A new feature for the 2019 festival, which Lea anticipates will be a permanent feature of future BOLD festivals, is the BOLD lecture in honour of Janis Claxton. Claxton, who died last year, was an Australian who graduated from the Queensland University of Technology, and who went on to make an impact on the contemporary dance world in Britain and elsewhere in Europe and the US.
“She was a feisty woman,” Lea says. “I first saw her work in the 1990s and was impressed by the way she was promoting gender equality and working in non-traditional spaces. She contacted me just before she died and I was moved that she had done that. She was a bold artist and I wanted to honour her.”
This year the BOLD lecture will be delivered by Claire Hicks, director of Critical Path the Sydney-based organisation fostering choreographic research and development. Other keynote speakers for 2019 are Karen Gallagher, Padma Menon and Marilyn Miller.

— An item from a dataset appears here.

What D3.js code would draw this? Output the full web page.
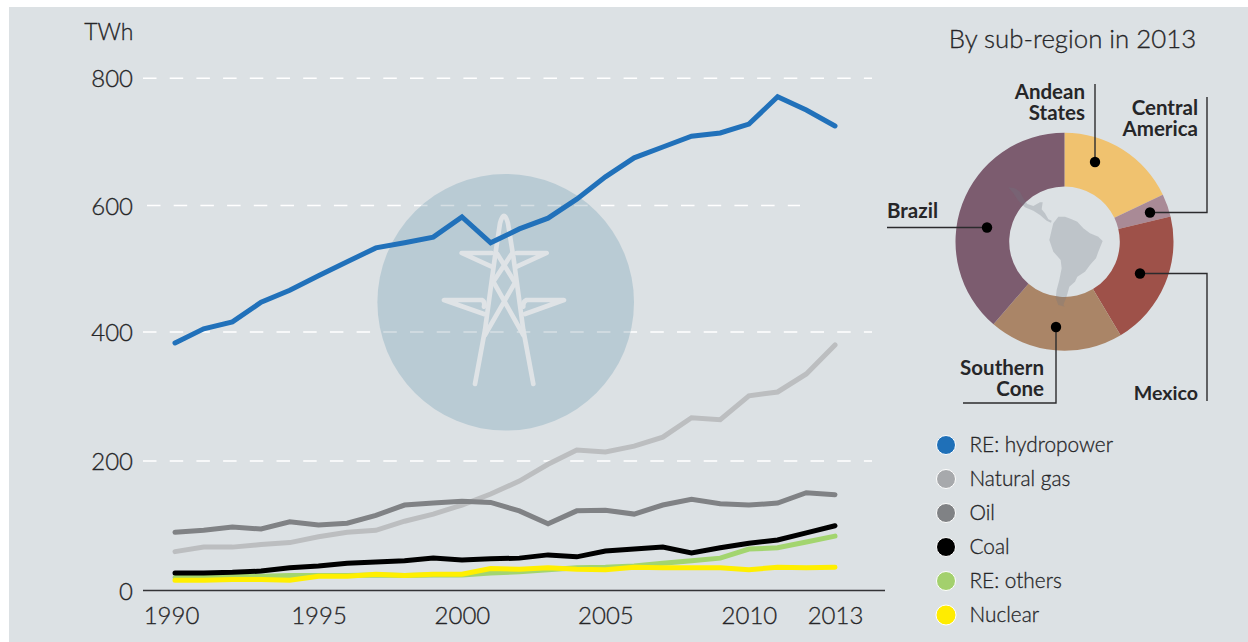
<!DOCTYPE html>
<html><head><meta charset="utf-8">
<style>
html,body{margin:0;padding:0;background:#fff;overflow:hidden}
text{font-family:Lato,"Open Sans",sans-serif;fill:#262628}
.lt{stroke:#262628;stroke-width:0.3px}
</style>
<script src="https://cdnjs.cloudflare.com/ajax/libs/d3/7.8.5/d3.min.js"></script>
</head><body><svg id="c" width="1248" height="642"></svg>
<script>
const years = d3.range(1990, 2014);
const hydro = [383,405,416,447,466,489,511,533,541,550,582,541,563,580,610,645,675,692,709,714,728,771,750,725];
const gas = [60,67,67,71,74,83,90,93,107,118,132,149,169,195,217,214,223,237,267,264,301,307,335,380];
const oil = [90,93,98,95,106,101,104,116,132,135,138,136,123,103,123,124,118,132,141,134,132,135,151,148];
const coal = [27,27,28,30,35,38,42,44,46,50,47,49,50,55,52,61,64,67,58,66,73,78,89,100];
const others = [20,21,22,22,23,23,23,24,23,24,24,27,29,32,35,36,38,42,46,50,64,66,75,84];
const nuclear = [16,16,17,17,16,22,22,25,23,25,25,34,33,35,33,32,36,35,35,35,32,36,35,36];
const yTicks = [0,200,400,600,800];
const yPixels = [590.5,461,332,205.5,78.3];
const xTicks = [1990,1995,2000,2005,2010,2013];
const gridEnds = {200:872,400:872,600:800,800:872};
const legendNames = ["RE: hydropower","Natural gas","Oil","Coal","RE: others","Nuclear"];
const legendColors = ["#1f70b8","#a7a9ac","#808285","#000000","#a3d06d","#ffec00"];
const regions = ["Andean States","Central America","Mexico","Southern Cone","Brazil"];
const shares = [17.9,3.4,20.1,19.9,38.7];
const regionColors = ["#f0c26f","#a98a96","#9e5149","#aa8567","#7c5c6f"];

const svg = d3.select("#c");
svg.append("rect").attr("x",9).attr("y",7).attr("width",1239).attr("height",635).attr("fill","#dce1e4");

const x = d3.scaleLinear().domain([1990,2013]).range([175,835]);
const y = d3.scaleLinear().domain(yTicks).range(yPixels);

function grid(g, color){
  g.selectAll("line").data(yTicks.slice(1)).join("line")
   .attr("x1",d=>d===600?147:143).attr("x2",d=>gridEnds[d])
   .attr("y1",d=>y(d)).attr("y2",d=>y(d))
   .attr("stroke",color).attr("stroke-width",1.4).attr("stroke-dasharray","13.5 13.2");
}
grid(svg.append("g"),"#ffffff");

// watermark circle + pylon
const cx=505.7, cy=302.3, cr=128.3;
svg.append("circle").attr("cx",cx).attr("cy",cy).attr("r",cr).attr("fill","#b9cbd4");
svg.append("clipPath").attr("id","cc").append("circle").attr("cx",cx).attr("cy",cy).attr("r",cr);
grid(svg.append("g").attr("clip-path","url(#cc)"),"#d6dfe4");
const pylon = [
 "M345 672L375 510L405 290L420 190Q432 145 444 190L460 290L490 510L520 672",
 "M395 320L305 279H395M470 320L560 279H470",
 "M372 462L252 420H365Q376 425 372 440M495 462L612 420H500Q488 425 490 440",
 "M375 525L465 368L412 282M490 525L400 365L455 282"
];
svg.append("g").attr("transform","translate(360,160) scale(0.3333)")
  .selectAll("path").data(pylon).join("path").attr("d",d=>d)
  .attr("fill","none").attr("stroke","#dfe3e6").attr("stroke-width",14)
  .attr("stroke-linecap","round").attr("stroke-linejoin","round");

// axes
const yAxis = d3.axisLeft(y).tickValues(yTicks).tickSize(0).tickPadding(0);
const gy = svg.append("g").attr("transform","translate(133,0)").call(yAxis);
gy.select(".domain").remove();
gy.selectAll("text").attr("class","lt").attr("font-size",24).style("font-family","Lato,sans-serif").attr("dy","0.36em").attr("font-weight",300);

svg.append("line").attr("x1",143).attr("x2",885).attr("y1",590.5).attr("y2",590.5).attr("stroke","#333336").attr("stroke-width",1.6);

const xAxis = d3.axisBottom(x).tickValues(xTicks).tickFormat(d3.format("d")).tickSize(0).tickPadding(0);
const gx = svg.append("g").attr("transform","translate(0,607)").call(xAxis);
gx.select(".domain").remove();
gx.selectAll("text").attr("class","lt").attr("font-size",24).attr("y",0).attr("dy","0.72em").attr("font-weight",300).style("font-family","Lato,sans-serif");
gx.selectAll("text").filter(d=>d===1990).attr("dx",-4);

svg.append("text").attr("class","lt").attr("x",133.5).attr("y",39.5).attr("text-anchor","end").attr("font-size",23).attr("font-weight",300).text("TWh");

// lines
const line = d3.line().x((d,i)=>x(years[i])).y(d=>y(d));
[[gas,"#bcbec0"],[oil,"#808285"],[others,"#a3d56f"],[coal,"#000000"],[nuclear,"#ffef00"],[hydro,"#2171ba"]].forEach(([s,c])=>{
  svg.append("path").datum(s).attr("d",line).attr("fill","none").attr("stroke",c)
    .attr("stroke-width",5).attr("stroke-linecap","round").attr("stroke-linejoin","miter");
});

// title
svg.append("text").attr("class","lt").attr("x",1072.5).attr("y",47.5).attr("text-anchor","middle").attr("font-size",25.8).attr("font-weight",300).text("By sub-region in 2013");

// donut
const dx=1064.5, dy=241.7;
const pie = d3.pie().sort(null).value(d=>d);
const arc = d3.arc().innerRadius(55.3).outerRadius(109);
svg.append("g").attr("transform",`translate(${dx},${dy})`)
  .selectAll("path").data(pie(shares)).join("path").attr("d",arc).attr("fill",(d,i)=>regionColors[i]);

// map
const sa="M205 140L225 140L245 148L262 155L280 175L300 190L325 200L338 213L325 245L318 265L300 285L285 305L262 320L255 335L238 350L232 372L228 385L220 405L225 410L205 405L197 385L200 360L208 330L215 295L212 270L190 245L178 210L185 180L190 160Z";
const ca="M55 52L75 55L90 65L100 85L112 102L130 108L150 97L158 97L155 118L165 130L175 148L185 152L183 158L170 152L150 135L130 122L105 112L85 92L70 70Z";
svg.append("g").attr("transform","translate(990,170) scale(0.3333)")
  .selectAll("path").data([sa,ca]).join("path").attr("d",d=>d).attr("fill","rgb(110,120,130)").attr("fill-opacity",0.27);

// leaders
const leaders = [
 {pts:[[1095,84],[1095,162]],dot:[1095,162]},
 {pts:[[1150,212.5],[1207,212.5],[1207,97]],dot:[1150,212.5]},
 {pts:[[1140,273.5],[1207,273.5],[1207,401]],dot:[1140,273.5]},
 {pts:[[1056,327],[1056,403],[963,403]],dot:[1056,327]},
 {pts:[[987,227.5],[887,227.5]],dot:[987,227.5]}
];
leaders.forEach(l=>{
  svg.append("path").attr("d",d3.line()(l.pts)).attr("fill","none").attr("stroke","#2b2b2d").attr("stroke-width",1.4);
  svg.append("circle").attr("cx",l.dot[0]).attr("cy",l.dot[1]).attr("r",5.2).attr("fill","#000");
});
const labels = [
 {x:1085,y:99,t:["Andean","States"],s:20.5},
 {x:1198,y:115,t:["Central","America"],s:20.5},
 {x:1198,y:400,t:["Mexico"],s:19.6},
 {x:1044,y:375,t:["Southern","Cone"],s:20.5},
 {x:938,y:218,t:["Brazil"],s:20.5}
];
labels.forEach(l=>{
  const t = svg.append("text").attr("text-anchor","end").attr("font-size",l.s).attr("font-weight",700);
  l.t.forEach((s,i)=>t.append("tspan").attr("x",l.x).attr("y",l.y+i*20.5).text(s));
});

// legend
const lg = svg.append("g").selectAll("g").data(legendNames).join("g")
  .attr("transform",(d,i)=>`translate(0,${445+i*34})`);
lg.append("circle").attr("cx",946).attr("r",(d,i)=>i===5?10:9.5).attr("fill",(d,i)=>legendColors[i]).attr("stroke","#fff").attr("stroke-width",1);
lg.append("text").attr("class","lt").attr("x",969.5).attr("y",7).attr("font-size",20.8).attr("font-weight",300).text(d=>d);
</script></body></html>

Perhaps what is most interesting for Canberra audiences is the way BOLD II will reflect the legacy of Canberra dance over several decades. And as we look at the past, we can also see a future. The finale to BOLD II, however, will be less about dance and more about what Canberra has to offer visitors. On Sunday, March 17 the BOLD Balloon Breakfast will take place with participants watching the launch of hot air balloons at the Canberra Balloon Spectacular. This will be followed later that morning by JUICE, a closing performance by the Canberra group Somebody’s Aunt at McKellar Ridge Wines at Murrumbateman. A wine tasting will follow.
A schedule of events (subject to change according to injuries and other matters that inevitably affect dance artists) is available on the BOLD website: theboldfestival.com. It shows the many artists and speakers from Australia and across the world who have not been specifically mentioned here.